I remember when I was heavily pregnant with S, sitting in a local cafe, reading  ‘Down Under’ , which is about his travels in Australia. I laughed so hard that the man next to me moved over a few inches. I think he was worried I might go into labour and he’d have to help!

If you haven’t read anything by him, give it a try. At worst you might learn some strange and interesting new things and at best you might scare the people next to you with your loud guffaws.

🙂

Posted by: learningwoman | July 19, 2008

All’s well here.

Health has been restored to this fair house and there are smiles all around. Wooo!

Posted by: learningwoman | July 17, 2008

In which a lot of time is spent in the laundry

I was woken this morning by A. asking in an urgent voice for me to “Come and be with S.” so he could go down to Z.

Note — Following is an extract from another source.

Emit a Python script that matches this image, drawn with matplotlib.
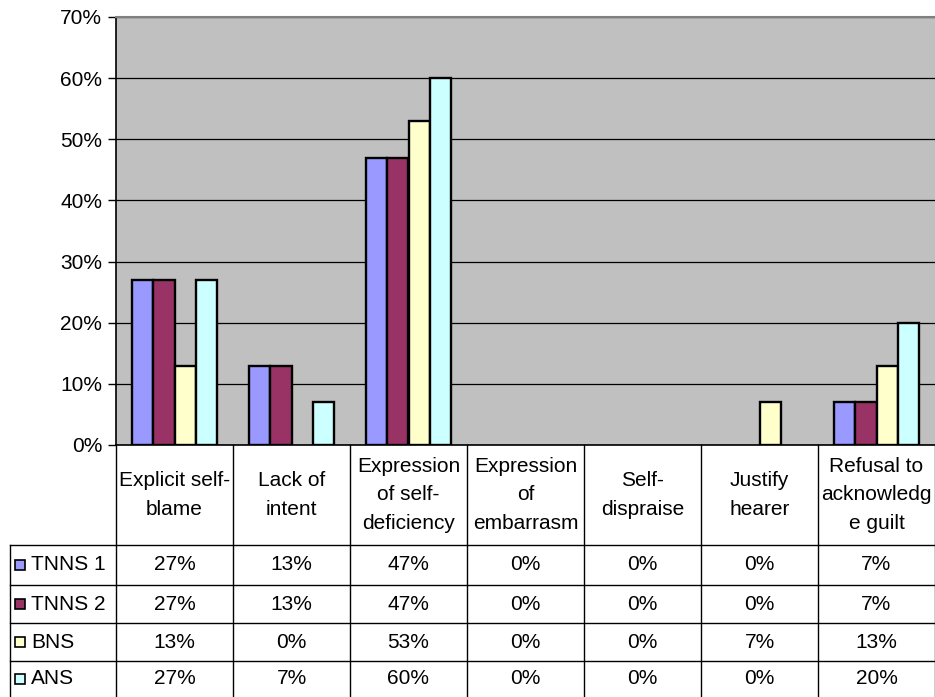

I walked into the bathroom to find S. sitting on the toilet, his face the colour of parchment, holding a plastic container in his hand, into which he was dry heaving. When he looked up at me, his eyes were dark and sunken, his expression pained and yet somehow resigned.

I should have known. When he was touchy and shouty and annoyed by everything yesterday, I should have known.

When he woke me in the night to go for a poo I should have known.

You’d think I’d know the signs by now but it’s been months since he was sick and I’ve been lulled into what turns out to be a false sense of security. It was his school picnic today too, poor babe.

So there’s a lot of washing to do. Towels, bedclothes, pyjamas etc…

Right, I’m off to hug him, then occupy Z, so S. doesn’t get jumped on.